De Christophe Henning sur le site du journal La Croix :
Marthe Robin accusée de « fraude mystique »
Un long travail d’enquête mené par Conrad De Meester dénonce la vénérable Marthe Robin, coupable de plagiat et de fraude mystique. Son livre posthume (1) suscite déjà, avant même sa sortie, une vive émotion.
2/10/2020
Le message spirituel de Marthe Robin ne serait pas de Marthe. Ses écrits seraient le résultat d’un patchwork habile mais frauduleux, à partir de dizaines d’auteurs mystiques. Presque trente ans après sa mort, tandis que Rome a reconnu, en 2014, les vertus héroïques de la « sainte » de la Drôme, un livre, à paraître le 8 octobre, dénonce, selon son auteur, une imposture.
La mise en cause émane d’un carme déchaux, le père Conrad De Meester (1936-2019), spécialiste de la mystique, qui a travaillé sur les écrits de Thérèse de Lisieux et Élisabeth de la Trinité… Pas surprenant qu’il ait été sollicité en 1988 pour étudier les textes de Marthe Robin en vue de son procès en béatification.
Une enquête scrupuleuse
Quand il décède en décembre 2019, son supérieur découvre le manuscrit sur lequel l’auteur a travaillé jusqu’à ses derniers jours : l’enquête sur Marthe Robin, c’est l’œuvre d’une vie. Dans un tiroir, le contrat signé en 2012 avec les éditions du Cerf. En résultent 400 pages d’un livre implacable, fruit d’une enquête précise et scrupuleuse, menée avec le plus grand respect, en dépit d’une conclusion sans concession : Marthe Robin a trompé son monde.
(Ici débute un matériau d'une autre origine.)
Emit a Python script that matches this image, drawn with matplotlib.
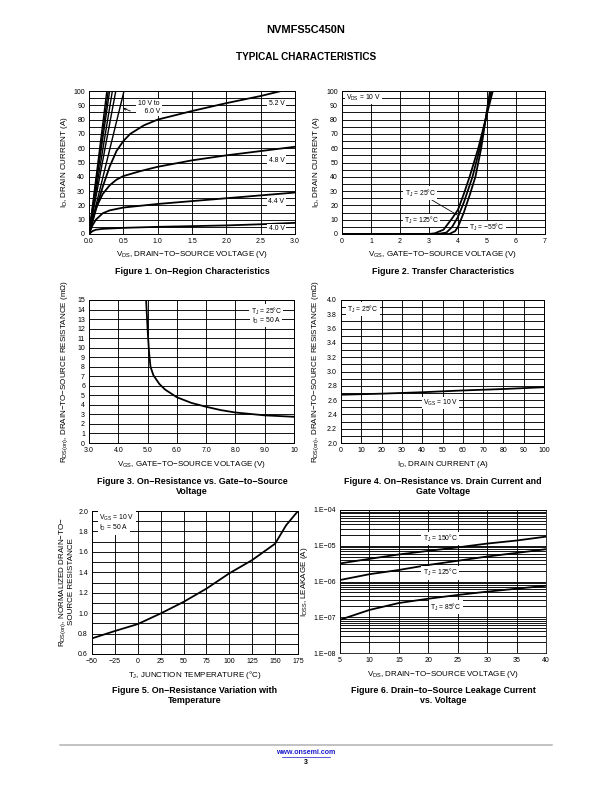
import numpy as np
import matplotlib
matplotlib.use("Agg")
import matplotlib.pyplot as plt
from matplotlib.ticker import FixedLocator, LogLocator, NullFormatter

plt.rcParams['font.family'] = ['Liberation Sans', 'DejaVu Sans']
plt.rcParams['mathtext.fontset'] = 'custom'
plt.rcParams['mathtext.rm'] = 'Liberation Sans'
plt.rcParams['mathtext.it'] = 'Liberation Sans'
plt.rcParams['mathtext.default'] = 'regular'

# ---- Figure 1 data: on-region characteristics
steep_vds_top = [0.26, 0.28, 0.30, 0.34, 0.39, 0.51]   # 10 V ... 6.0 V reach 100 A
steep_id = [0, 100]
vds_52 = [0, 0.1, 0.2, 0.3, 0.4, 0.5, 0.6, 0.8, 1.0, 1.5, 2.0, 2.5, 2.8]
id_52 = [0, 17, 33, 47, 58, 65, 70, 76, 80, 86, 91.5, 96.5, 100]
vds_48 = [0, 0.05, 0.1, 0.2, 0.3, 0.4, 0.5, 0.75, 1.0, 1.5, 2.0, 2.5, 3.0]
id_48 = [0, 9, 18, 28, 34, 38, 40.5, 44, 47, 51.5, 55, 58, 61]
vds_44 = [0, 0.05, 0.1, 0.2, 0.3, 0.5, 1.0, 1.5, 2.0, 2.5, 3.0]
id_44 = [0, 6, 10, 14.5, 16.5, 18.5, 21, 23, 25, 27, 29]
vds_40 = [0, 0.05, 0.1, 0.2, 0.5, 1.0, 1.5, 2.0, 2.5, 3.0]
id_40 = [0, 2, 3, 3.6, 4.3, 5, 5.5, 6, 6.8, 7.8]

# ---- Figure 2 data: transfer characteristics
vgs_125 = [0, 3.0, 3.2, 3.5, 3.8, 4.0, 4.2, 4.4, 4.7, 4.95, 5.2]
id_125 = [0, 0, 0.5, 3, 11, 17, 28, 40, 60, 80, 100]
vgs_25 = [0, 3.3, 3.6, 3.8, 4.0, 4.2, 4.5, 4.75, 4.95, 5.15]
id_25 = [0, 0, 1, 5, 12, 22, 40, 60, 80, 100]
vgs_m55 = [0, 3.7, 3.9, 4.0, 4.2, 4.4, 4.6, 4.8, 4.95, 5.1]
id_m55 = [0, 0, 2, 5, 15, 27, 40, 60, 80, 100]

# ---- Figure 3 data: RDS(on) vs VGS
vgs_r = [4.95, 5.0, 5.05, 5.1, 5.2, 5.4, 5.6, 6.0, 6.5, 7.0, 7.5, 8.0, 9.0, 10.0]
rds_vgs = [15, 12, 9.5, 8.0, 7.1, 6.2, 5.6, 4.8, 4.2, 3.8, 3.45, 3.2, 2.9, 2.75]

# ---- Figure 4 data: RDS(on) vs ID
id_r = [0, 20, 40, 60, 80, 100]
rds_id = [2.675, 2.69, 2.71, 2.735, 2.755, 2.78]

# ---- Figure 5 data: normalized RDS(on) vs TJ
tj = [-50, -25, 0, 25, 50, 75, 100, 125, 150, 162, 175]
rds_norm = [0.753, 0.825, 0.893, 0.997, 1.11, 1.24, 1.39, 1.52, 1.68, 1.86, 2.0]

# ---- Figure 6 data: leakage vs VDS
vds_leak = [5, 10, 15, 20, 25, 30, 35, 40]
idss_150 = [3.2e-6, 4.3e-6, 5.7e-6, 7.2e-6, 9e-6, 1.15e-5, 1.4e-5, 1.8e-5]
idss_125 = [1.1e-6, 1.6e-6, 2.1e-6, 2.9e-6, 3.8e-6, 5.0e-6, 6.3e-6, 8e-6]
idss_85 = [8.5e-8, 1.6e-7, 2.5e-7, 3.3e-7, 4.2e-7, 5.2e-7, 6.3e-7, 7.6e-7]

W, H = 612, 792
fig = plt.figure(figsize=(W / 72, H / 72), dpi=72)

def add_ax(l, r, t, b):
    return fig.add_axes([l / W, 1 - b / H, (r - l) / W, (b - t) / H])

def ftext(x, y, s, **kw):
    fig.text(x / W, 1 - y / H, s, **kw)

fs_tick = 7.0
fs_lab = 8.0
fs_cap = 8.9
fs_in = 6.8
LW = 1.8
box = dict(facecolor='white', edgecolor='none', pad=1.2)

def style(ax, xmaj, xmin, ymaj, ymin, xlab, ylab):
    ax.set_xticks(xmaj)
    ax.set_xticklabels(xlab)
    ax.set_yticks(ymaj)
    ax.set_yticklabels(ylab)
    ax.set_xticks(xmin, minor=True)
    ax.set_yticks(ymin, minor=True)
    ax.set_xlim(xmaj[0], xmaj[-1])
    ax.set_ylim(ymaj[0], ymaj[-1])
    ax.grid(which='both', color='black', lw=0.9)
    ax.tick_params(which='both', length=0, labelsize=fs_tick, pad=4)
    for s in ax.spines.values():
        s.set_linewidth(1.0)
    ax.set_axisbelow(True)

# ---------- Figure 1
ax1 = add_ax(89, 295, 91, 234)
x = [0, 0.5, 1.0, 1.5, 2.0, 2.5, 3.0]
y = list(range(0, 101, 10))
style(ax1, x, [], y, list(range(0, 101, 5)), ['%.1f' % v for v in x], [str(v) for v in y])
for xt in steep_vds_top:
    ax1.plot([0, xt], steep_id, color='black', lw=1.4)
ax1.plot(vds_52, id_52, color='black', lw=LW)
ax1.plot(vds_48, id_48, color='black', lw=LW)
ax1.plot(vds_44, id_44, color='black', lw=LW)
ax1.plot(vds_40, id_40, color='black', lw=LW)
for v, lab in [(91, '5.2 V'), (51.6, '4.8 V'), (23, '4.4 V'), (4, '4.0 V')]:
    ax1.text(2.73, v, lab, fontsize=fs_in, ha='center', va='center', bbox=box)
ax1.text(0.87, 88.5, '10 V to\n    6.0 V', fontsize=fs_in, ha='center', va='center',
         linespacing=1.2, bbox=box)
ax1.annotate('', xy=(0.47, 88.5), xytext=(0.63, 85.5),
             arrowprops=dict(arrowstyle='->', lw=0.8, color='black', mutation_scale=5))
ftext(65, 162, 'I$_D$, DRAIN CURRENT (A)', rotation=90, ha='center', va='center', fontsize=fs_lab)
ftext(192, 255, 'V$_{DS}$, DRAIN\u2212TO\u2212SOURCE VOLTAGE (V)', ha='center', va='center', fontsize=fs_lab)
ftext(192, 272, 'Figure 1. On\u2212Region Characteristics', ha='center', va='center',
      fontsize=fs_cap, fontweight='bold')

# ---------- Figure 2
ax2 = add_ax(342, 545, 91, 234)
x = list(range(0, 8))
style(ax2, x, [], y, list(range(0, 101, 5)), [str(v) for v in x], [str(v) for v in y])
ax2.plot(vgs_125, id_125, color='black', lw=LW)
ax2.plot(vgs_25, id_25, color='black', lw=LW)
ax2.plot(vgs_m55, id_m55, color='black', lw=LW)
ax2.text(0.15, 95, 'V$_{DS}$ = 10 V', fontsize=fs_in, ha='left', va='center', bbox=box)
ax2.annotate('T$_J$ = 25\u00b0C', xy=(4.0, 13), xytext=(2.7, 28.5), fontsize=fs_in,
             ha='center', va='center', bbox=box,
             arrowprops=dict(arrowstyle='-', lw=0.8, color='black',
                             shrinkA=0, shrinkB=0))
ax2.text(2.75, 9.5, 'T$_J$ = 125\u00b0C', fontsize=fs_in, ha='center', va='center', bbox=box)
ax2.text(5.0, 4.5, 'T$_J$ = \u221255\u00b0C', fontsize=fs_in, ha='center', va='center', bbox=box)
ftext(316, 162, 'I$_D$, DRAIN CURRENT (A)', rotation=90, ha='center', va='center', fontsize=fs_lab)
ftext(443, 255, 'V$_{GS}$, GATE\u2212TO\u2212SOURCE VOLTAGE (V)', ha='center', va='center', fontsize=fs_lab)
ftext(443, 272, 'Figure 2. Transfer Characteristics', ha='center', va='center',
      fontsize=fs_cap, fontweight='bold')

# ---------- Figure 3
ax3 = add_ax(89, 294, 300, 443)
x = list(range(3, 11))
y = list(range(0, 16))
style(ax3, x, [], y, [], ['%.1f' % v if v < 10 else '10' for v in x], [str(v) for v in y])
ax3.plot(vgs_r, rds_vgs, color='black', lw=LW)
ax3.text(9.05, 13.85, 'T$_J$ = 25\u00b0C', fontsize=fs_in, ha='center', va='center', bbox=box)
ax3.text(9.05, 12.85, 'I$_D$ = 50 A', fontsize=fs_in, ha='center', va='center', bbox=box)
ftext(65, 372, 'R$_{DS(on)}$, DRAIN\u2212TO\u2212SOURCE RESISTANCE (m\u03a9)', rotation=90,
      ha='center', va='center', fontsize=fs_lab)
ftext(192, 465, 'V$_{GS}$, GATE\u2212TO\u2212SOURCE VOLTAGE (V)', ha='center', va='center', fontsize=fs_lab)
ftext(192, 486.5, 'Figure 3. On\u2212Resistance vs. Gate\u2212to\u2212Source\nVoltage', ha='center',
      va='center', fontsize=fs_cap, fontweight='bold', linespacing=1.1)

# ---------- Figure 4
ax4 = add_ax(341, 544, 300, 443)
x = list(range(0, 101, 10))
y = [round(2.0 + 0.2 * i, 1) for i in range(11)]
style(ax4, x, [], y, [round(2.0 + 0.1 * i, 1) for i in range(21)],
      [str(v) for v in x], ['%.1f' % v for v in y])
ax4.plot(id_r, rds_id, color='black', lw=LW)
ax4.text(3, 3.87, 'T$_J$ = 25\u00b0C', fontsize=fs_in, ha='left', va='center', bbox=box)
ax4.text(49, 2.56, 'V$_{GS}$ = 10 V', fontsize=fs_in, ha='center', va='center', bbox=box)
ftext(316, 372, 'R$_{DS(on)}$, DRAIN\u2212TO\u2212SOURCE RESISTANCE (m\u03a9)', rotation=90,
      ha='center', va='center', fontsize=fs_lab)
ftext(443, 465, 'I$_D$, DRAIN CURRENT (A)', ha='center', va='center', fontsize=fs_lab)
ftext(443, 486.5, 'Figure 4. On\u2212Resistance vs. Drain Current and\nGate Voltage', ha='center',
      va='center', fontsize=fs_cap, fontweight='bold', linespacing=1.1)

# ---------- Figure 5
ax5 = add_ax(92, 298, 511, 654)
x = list(range(-50, 176, 25))
y = [round(0.6 + 0.2 * i, 1) for i in range(8)]
style(ax5, x, [], y, [round(0.6 + 0.1 * i, 1) for i in range(15)],
      [str(v).replace('-', '\u2212') for v in x], ['%.1f' % v for v in y])
ax5.plot(tj, rds_norm, color='black', lw=LW)
ax5.text(-42, 1.935, 'V$_{GS}$ = 10 V', fontsize=fs_in, ha='left', va='center', bbox=box)
ax5.text(-42, 1.83, 'I$_D$ = 50 A', fontsize=fs_in, ha='left', va='center', bbox=box)
ftext(66, 582, 'R$_{DS(on)}$, NORMALIZED DRAIN\u2212TO\u2212\nSOURCE RESISTANCE', rotation=90,
      ha='center', va='center', fontsize=fs_lab, linespacing=0.95)
ftext(195, 675, 'T$_J$, JUNCTION TEMPERATURE (\u00b0C)', ha='center', va='center', fontsize=fs_lab)
ftext(195, 695.5, 'Figure 5. On\u2212Resistance Variation with\nTemperature', ha='center',
      va='center', fontsize=fs_cap, fontweight='bold', linespacing=1.1)

# ---------- Figure 6
ax6 = add_ax(340, 546, 510, 653)
x = list(range(5, 41, 5))
ax6.set_yscale('log')
ax6.set_xticks(x)
ax6.set_xticklabels([str(v) for v in x])
ax6.set_xlim(5, 40)
ax6.set_ylim(1e-8, 1e-4)
ax6.yaxis.set_major_locator(FixedLocator([1e-8, 1e-7, 1e-6, 1e-5, 1e-4]))
ax6.set_yticklabels(['1.E\u221208', '1.E\u221207', '1.E\u221206', '1.E\u221205', '1.E\u221204'])
ax6.yaxis.set_minor_locator(LogLocator(base=10, subs=np.arange(2, 10)))
ax6.yaxis.set_minor_formatter(NullFormatter())
ax6.grid(which='both', color='black', lw=0.9)
ax6.tick_params(which='both', length=0, labelsize=fs_tick, pad=4)
ax6.set_axisbelow(True)
ax6.plot(vds_leak, idss_150, color='black', lw=LW)
ax6.plot(vds_leak, idss_125, color='black', lw=LW)
ax6.plot(vds_leak, idss_85, color='black', lw=LW)
ax6.text(22, 1.6e-5, 'T$_J$ = 150\u00b0C', fontsize=fs_in, ha='center', va='center', bbox=box)
ax6.text(22, 1.75e-6, 'T$_J$ = 125\u00b0C', fontsize=fs_in, ha='center', va='center', bbox=box)
ax6.text(23, 1.9e-7, 'T$_J$ = 85\u00b0C', fontsize=fs_in, ha='center', va='center', bbox=box)
ftext(304, 582, 'I$_{DSS}$, LEAKAGE (A)', rotation=90, ha='center', va='center', fontsize=fs_lab)
ftext(443, 675, 'V$_{DS}$, DRAIN\u2212TO\u2212SOURCE VOLTAGE (V)', ha='center', va='center', fontsize=fs_lab)
ftext(443, 695.5, 'Figure 6. Drain\u2212to\u2212Source Leakage Current\nvs. Voltage', ha='center',
      va='center', fontsize=fs_cap, fontweight='bold', linespacing=1.1)

# ---------- page header / footer
ftext(306, 30, 'NVMFS5C450N', ha='center', va='center', fontsize=11, fontweight='bold')
ftext(306, 57, 'TYPICAL CHARACTERISTICS', ha='center', va='center', fontsize=10, fontweight='bold')
fig.add_artist(plt.Line2D([60 / W, 552 / W], [1 - 745 / H, 1 - 745 / H], color='#b0b0b0', lw=1.5))
ftext(306, 752, 'www.onsemi.com', ha='center', va='center', fontsize=7, fontweight='bold',
      color='#1a1acc')
fig.add_artist(plt.Line2D([282 / W, 330 / W], [1 - 756.5 / H, 1 - 756.5 / H], color='#1a1acc', lw=0.7))
ftext(306, 762, '3', ha='center', va='center', fontsize=7, fontweight='bold')

fig.savefig('out.png', dpi=72)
La paralysie, les stigmates, l’absence de nourriture pendant un demi-siècle excepté l’hostie consacrée, les visions : le frère carme n’est pas le premier à se poser des questions. Un capucin, le frère Marie-Bernard, l’ayant rencontrée dans les années 1940 finit par douter : « Dans cette affaire, ne me suis-je pas avancé imprudemment ? » Le postulateur, le père Bernard Peyrous, dans un livre publié en 2006, s’interrogeait déjà : « Si ses jambes sont paralysées, il est certain que Marthe tente de se déplacer quand ses bras lui répondent. (…) Elle agit donc ainsi la nuit, dans les périodes où cela est possible. »
Mais ce ne sont pas les aspects surnaturels qui mobilisent Conrad De Meester : ce sont ses écrits qui vont trahir Marthe Robin. Plus il avance dans leur lecture, plus une impression trouble se dégage : De Meester a déjà lu cela quelque part. « La quantité d’emprunts effectués, et le fait que Marthe elle-même ne les avait jamais signalés, me déconcertait », relève-t-il, avant de se lancer dans un décryptage minutieux.